The incentive for Ireland and Australia to win their Sept. 17 clash is the likely prospect of the loser facing defending champion South Africa in the quarterfinals rather than possibly Wales or Samoa.
Despite its terrible recent form, Ireland still holds out some hope of upsetting the Wallabies.
The core of the 2009 squad that won Ireland's first Six Nations Grand Slam in 61 years is still available, almost all of whom either play for reigning European club champion Leinster or perennial powerhouse Munster. The two Irish provinces have together won four of the past six Heineken Cups, signaling a shift in the power base of northern hemisphere club rugby away from England and France.
Ireland also laid down a marker in the final match of this year's Six Nations. Hosting a youthful and resurgent England in search of its first Grand Slam in eight years, the Irish recorded an emphatic 24-8 victory that announced the ascension of flyhalf Jonathan Sexton as the team's newest star.
Sexton has a willingness to stand flatter and take the ball to the gain line as a first option rather than shifting it on or kicking possession away, his 1.89-meter and 92-kilogram dimensions in stark physical contrast to the experienced but diminutive backup, Ronan O'Gara.
The 26-year-old Sexton's influence extends beyond simply knowing when to pass, kick or run.
When Leinster trailed Northampton by 16 points in the Heineken Cup final in May, Sexton gave a rousing half-time speech about achieving the seemingly impossible, referencing one of the great football comebacks when Liverpool rallied from 3-0 down to win the 2005 Champions League final against AC Milan.
He then went out and scored two tries as part of a 28-point haul in a stunning 33-22 win, placing him alongside Australia's Quade Cooper and France's Francois Trinh-Duc as the pre-eminent emerging flyhalves in the world behind peerless All Blacks pivot Dan Carter.
One of Kidney's biggest dilemmas will be deciding Sexton's halves partner. Tomas O'Leary had looked to be the first choice but a failure to recapture his 2009 form before he broke an ankle on the eve of the British and Irish Lions tour has cost him a spot in the squad.
Instead, Eoin Reddan appears to be the front-runner ahead of Isaac Boss, with Conor Murray the third option.
Outside of the halves, Ireland possesses an all-Lions three-quarter line.
Brian O'Driscoll and Gordon D'Arcy form a vastly experienced and well-rounded centre partnership, while Tommy Bowe and Keith Earls bring a mixture of power and invention on the wings, aided by the reliable Rob Kearney at fullback.

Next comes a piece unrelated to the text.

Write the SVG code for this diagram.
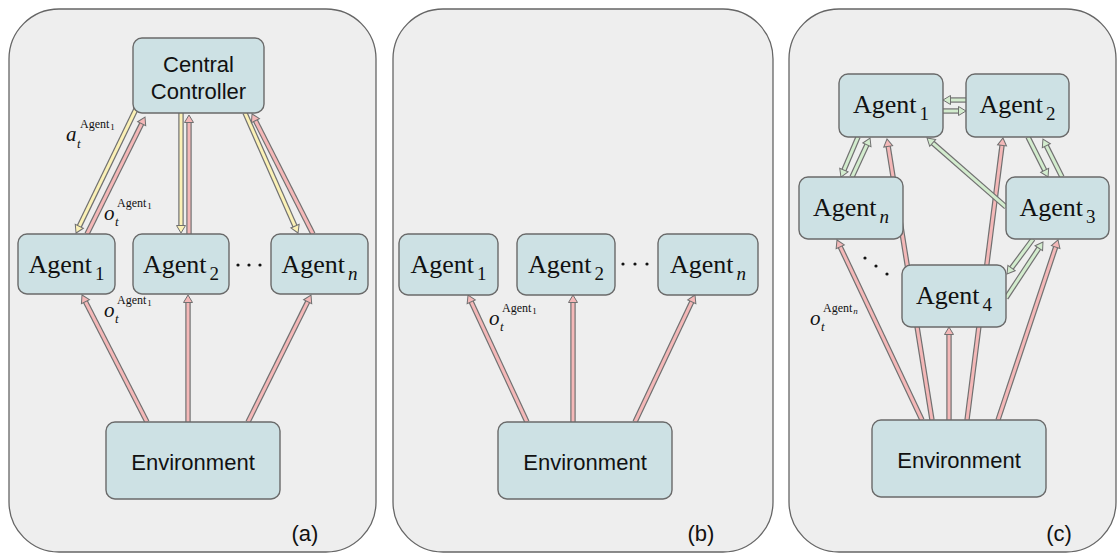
<svg xmlns="http://www.w3.org/2000/svg" width="1118" height="554" viewBox="0 0 1118 554">
  <defs>
    <style>
      .panel { fill: #eeeeee; stroke: #666666; stroke-width: 1.3; }
      .node rect { fill: #cde1e4; stroke: #6a6a6a; stroke-width: 1.4; }
      .sans { font-family: "Liberation Sans", Arial, sans-serif; font-size: 22px; fill: #111; }
      .agent { font-family: "Liberation Serif", "Times New Roman", serif; font-size: 26px; fill: #111; }
      .mi { font-family: "Liberation Serif", "Times New Roman", serif; font-style: italic; font-size: 21px; fill: #111; }
      .msub { font-family: "Liberation Serif", "Times New Roman", serif; font-style: italic; font-size: 13px; fill: #111; }
      .msup { font-family: "Liberation Serif", "Times New Roman", serif; font-size: 12px; fill: #111; }
      .ol { stroke: #707070; stroke-width: 5.4; fill: none; }
      .pk { stroke: #f4b8b8; stroke-width: 3; fill: none; marker-end: url(#hpk); }
      .yl { stroke: #fbf1b6; stroke-width: 3; fill: none; marker-end: url(#hyl); }
      .gr { stroke: #d3ecce; stroke-width: 3; fill: none; marker-end: url(#hgr); }
      .dot { fill: #111; }
    </style>
    <marker id="hpk" markerUnits="userSpaceOnUse" markerWidth="12" markerHeight="12" refX="0" refY="0" viewBox="-1 -6 10 12" orient="auto" overflow="visible">
      <path d="M-0.5,-4.5 L7,0 L-0.5,4.5 Z" fill="#f4b8b8" stroke="#707070" stroke-width="1"/>
    </marker>
    <marker id="hyl" markerUnits="userSpaceOnUse" markerWidth="12" markerHeight="12" refX="0" refY="0" viewBox="-1 -6 10 12" orient="auto" overflow="visible">
      <path d="M-0.5,-4.5 L7,0 L-0.5,4.5 Z" fill="#fbf1b6" stroke="#707070" stroke-width="1"/>
    </marker>
    <marker id="hgr" markerUnits="userSpaceOnUse" markerWidth="12" markerHeight="12" refX="0" refY="0" viewBox="-1 -6 10 12" orient="auto" overflow="visible">
      <path d="M-0.5,-4.5 L7,0 L-0.5,4.5 Z" fill="#d3ecce" stroke="#707070" stroke-width="1"/>
    </marker>
  </defs>

  <!-- panel backgrounds -->
  <g id="panels">
    <rect class="panel" x="9" y="9" width="367" height="543" rx="50"/>
    <rect class="panel" x="393" y="9" width="380" height="543" rx="50"/>
    <rect class="panel" x="789" y="9" width="327" height="543" rx="50"/>
  </g>

  <!-- connectors: gray outline stroke under a coloured core -->
  <g id="connectors">
    <!-- (a) controller <-> agents -->
    <line class="ol" x1="136" y1="109" x2="79.1" y2="226.7"/><line class="yl" x1="136" y1="109" x2="79.1" y2="226.7"/>
    <line class="ol" x1="87" y1="234" x2="141.9" y2="123.3"/><line class="pk" x1="87" y1="234" x2="141.9" y2="123.3"/>
    <line class="ol" x1="181" y1="113" x2="181" y2="226"/><line class="yl" x1="181" y1="113" x2="181" y2="226"/>
    <line class="ol" x1="189" y1="234" x2="189" y2="122"/><line class="pk" x1="189" y1="234" x2="189" y2="122"/>
    <line class="ol" x1="245" y1="113" x2="295.2" y2="226.6"/><line class="yl" x1="245" y1="113" x2="295.2" y2="226.6"/>
    <line class="ol" x1="313" y1="234" x2="255.2" y2="120.2"/><line class="pk" x1="313" y1="234" x2="255.2" y2="120.2"/>
    <!-- (a) environment -> agents -->
    <line class="ol" x1="147" y1="422" x2="85.2" y2="301.2"/><line class="pk" x1="147" y1="422" x2="85.2" y2="301.2"/>
    <line class="ol" x1="188" y1="422" x2="188" y2="302"/><line class="pk" x1="188" y1="422" x2="188" y2="302"/>
    <line class="ol" x1="248" y1="422" x2="307.9" y2="301.3"/><line class="pk" x1="248" y1="422" x2="307.9" y2="301.3"/>
    <!-- (b) environment -> agents -->
    <line class="ol" x1="527" y1="422" x2="471" y2="301.4"/><line class="pk" x1="527" y1="422" x2="471" y2="301.4"/>
    <line class="ol" x1="573" y1="422" x2="573" y2="302"/><line class="pk" x1="573" y1="422" x2="573" y2="302"/>
    <line class="ol" x1="635" y1="422" x2="692" y2="301.3"/><line class="pk" x1="635" y1="422" x2="692" y2="301.3"/>
    <!-- (c) environment -> agents -->
    <line class="ol" x1="932" y1="420" x2="888.1" y2="145.9"/><line class="pk" x1="932" y1="420" x2="888.1" y2="145.9"/>
    <line class="ol" x1="922" y1="420" x2="840" y2="246.3"/><line class="pk" x1="922" y1="420" x2="840" y2="246.3"/>
    <line class="ol" x1="949" y1="420" x2="949" y2="334"/><line class="pk" x1="949" y1="420" x2="949" y2="334"/>
    <line class="ol" x1="967" y1="420" x2="1002.1" y2="144.9"/><line class="pk" x1="967" y1="420" x2="1002.1" y2="144.9"/>
    <line class="ol" x1="998" y1="420" x2="1055.8" y2="246.6"/><line class="pk" x1="998" y1="420" x2="1055.8" y2="246.6"/>
    <!-- (c) agent <-> agent messages -->
    <line class="ol" x1="966" y1="100" x2="950" y2="100"/><line class="gr" x1="966" y1="100" x2="950" y2="100"/>
    <line class="ol" x1="943" y1="111" x2="959" y2="111"/><line class="gr" x1="943" y1="111" x2="959" y2="111"/>
    <line class="ol" x1="858" y1="137" x2="843.7" y2="170.6"/><line class="gr" x1="858" y1="137" x2="843.7" y2="170.6"/>
    <line class="ol" x1="852" y1="177" x2="867.1" y2="144.4"/><line class="gr" x1="852" y1="177" x2="867.1" y2="144.4"/>
    <line class="ol" x1="1006" y1="207" x2="932.3" y2="142.6"/><line class="gr" x1="1006" y1="207" x2="932.3" y2="142.6"/>
    <line class="ol" x1="1028" y1="137" x2="1044.9" y2="170.7"/><line class="gr" x1="1028" y1="137" x2="1044.9" y2="170.7"/>
    <line class="ol" x1="1062" y1="177" x2="1046.1" y2="145.3"/><line class="gr" x1="1062" y1="177" x2="1046.1" y2="145.3"/>
    <line class="ol" x1="1033" y1="239" x2="1011.2" y2="268.4"/><line class="gr" x1="1033" y1="239" x2="1011.2" y2="268.4"/>
    <line class="ol" x1="1006" y1="298" x2="1039.1" y2="247.8"/><line class="gr" x1="1006" y1="298" x2="1039.1" y2="247.8"/>
  </g>

  <!-- panel (a): centralised -->
  <g id="a-controller" class="node">
    <rect x="133" y="38" width="131" height="75" rx="9"/>
    <text class="sans" x="198.5" y="72" text-anchor="middle">Central</text>
    <text class="sans" x="198.5" y="99" text-anchor="middle">Controller</text>
  </g>
  <g id="a-agent1" class="node">
    <rect x="18" y="234" width="97" height="60" rx="9"/>
    <text class="agent" x="66.5" y="273" text-anchor="middle">Agent<tspan dx="3" dy="7" font-size="19">1</tspan></text>
  </g>
  <g id="a-agent2" class="node">
    <rect x="133" y="234" width="96" height="60" rx="9"/>
    <text class="agent" x="181" y="273" text-anchor="middle">Agent<tspan dx="3" dy="7" font-size="19">2</tspan></text>
  </g>
  <g id="a-agentn" class="node">
    <rect x="271" y="234" width="97" height="60" rx="9"/>
    <text class="agent" x="319.5" y="273" text-anchor="middle">Agent<tspan dx="3" dy="7" font-size="19" font-style="italic">n</tspan></text>
  </g>
  <g id="a-environment" class="node">
    <rect x="106" y="422" width="174" height="77" rx="9"/>
    <text class="sans" x="193" y="470" text-anchor="middle">Environment</text>
  </g>
  <g id="a-dots">
    <circle class="dot" cx="238" cy="265" r="1.6"/><circle class="dot" cx="249" cy="265" r="1.6"/><circle class="dot" cx="260" cy="265" r="1.6"/>
  </g>
  <g id="a-label-action">
    <text class="mi" x="66" y="141">a</text>
    <text class="msub" x="77" y="148">t</text>
    <text class="msup" x="80" y="128">Agent<tspan font-size="9" dx="1" dy="2">1</tspan></text>
  </g>
  <g id="a-label-obs-upper">
    <text class="mi" x="104" y="220">o</text>
    <text class="msub" x="115" y="226">t</text>
    <text class="msup" x="117" y="207">Agent<tspan font-size="9" dx="1" dy="2">1</tspan></text>
  </g>
  <g id="a-label-obs-lower">
    <text class="mi" x="104" y="317">o</text>
    <text class="msub" x="115" y="323">t</text>
    <text class="msup" x="117" y="304">Agent<tspan font-size="9" dx="1" dy="2">1</tspan></text>
  </g>
  <text class="sans" x="305" y="541" text-anchor="middle">(a)</text>

  <!-- panel (b): independent -->
  <g id="b-agent1" class="node">
    <rect x="399" y="234" width="99" height="61" rx="9"/>
    <text class="agent" x="448.5" y="273" text-anchor="middle">Agent<tspan dx="3" dy="7" font-size="19">1</tspan></text>
  </g>
  <g id="b-agent2" class="node">
    <rect x="517" y="234" width="98" height="61" rx="9"/>
    <text class="agent" x="566" y="273" text-anchor="middle">Agent<tspan dx="3" dy="7" font-size="19">2</tspan></text>
  </g>
  <g id="b-agentn" class="node">
    <rect x="658" y="234" width="100" height="61" rx="9"/>
    <text class="agent" x="708" y="273" text-anchor="middle">Agent<tspan dx="3" dy="7" font-size="19" font-style="italic">n</tspan></text>
  </g>
  <g id="b-environment" class="node">
    <rect x="498" y="422" width="174" height="77" rx="9"/>
    <text class="sans" x="585" y="470" text-anchor="middle">Environment</text>
  </g>
  <g id="b-dots">
    <circle class="dot" cx="623" cy="264" r="1.6"/><circle class="dot" cx="635" cy="264" r="1.6"/><circle class="dot" cx="647" cy="264" r="1.6"/>
  </g>
  <g id="b-label-obs">
    <text class="mi" x="489" y="325">o</text>
    <text class="msub" x="500" y="331">t</text>
    <text class="msup" x="502" y="312">Agent<tspan font-size="9" dx="1" dy="2">1</tspan></text>
  </g>
  <text class="sans" x="701" y="541" text-anchor="middle">(b)</text>

  <!-- panel (c): networked -->
  <g id="c-agent1" class="node">
    <rect x="839" y="74" width="104" height="63" rx="9"/>
    <text class="agent" x="891" y="113" text-anchor="middle">Agent<tspan dx="3" dy="7" font-size="19">1</tspan></text>
  </g>
  <g id="c-agent2" class="node">
    <rect x="966" y="74" width="103" height="63" rx="9"/>
    <text class="agent" x="1017.5" y="113" text-anchor="middle">Agent<tspan dx="3" dy="7" font-size="19">2</tspan></text>
  </g>
  <g id="c-agentn" class="node">
    <rect x="799" y="177" width="104" height="62" rx="9"/>
    <text class="agent" x="851" y="216" text-anchor="middle">Agent<tspan dx="3" dy="7" font-size="19" font-style="italic">n</tspan></text>
  </g>
  <g id="c-agent3" class="node">
    <rect x="1006" y="177" width="103" height="62" rx="9"/>
    <text class="agent" x="1057.5" y="216" text-anchor="middle">Agent<tspan dx="3" dy="7" font-size="19">3</tspan></text>
  </g>
  <g id="c-agent4" class="node">
    <rect x="902" y="265" width="104" height="62" rx="9"/>
    <text class="agent" x="954" y="304" text-anchor="middle">Agent<tspan dx="3" dy="7" font-size="19">4</tspan></text>
  </g>
  <g id="c-environment" class="node">
    <rect x="872" y="420" width="174" height="77" rx="9"/>
    <text class="sans" x="959" y="468" text-anchor="middle">Environment</text>
  </g>
  <g id="c-dots">
    <circle class="dot" cx="865" cy="258" r="1.6"/><circle class="dot" cx="876" cy="266" r="1.6"/><circle class="dot" cx="887" cy="274" r="1.6"/>
  </g>
  <g id="c-label-obs">
    <text class="mi" x="810" y="325">o</text>
    <text class="msub" x="821" y="331">t</text>
    <text class="msup" x="823" y="312">Agent<tspan font-size="9" font-style="italic" dx="1" dy="2">n</tspan></text>
  </g>
  <text class="sans" x="1059" y="541" text-anchor="middle">(c)</text>
</svg>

In the forwards, Lions captain Paul O'Connell and Donncha O'Callaghan are two willing locks. Stephen Ferris returns from a long-term knee injury and will offer an intimidating physical presence at blindside flank, while Jamie Heaslip is a tireless No. 8 and Wallace's injury will give Sean O'Brien a chance at open-side unless Shane Jennings' abilities as the squad's only natural ball fetcher are preferred.
Ireland's major weaknesses appear to be a lack of front row depth after the first choice of Healy, Rory Best and Mike Ross, a line-out that can misfire under pressure, and a tendency to implode at the World Cup - a record unlikely to be helped by the team's pitiful lead-in results.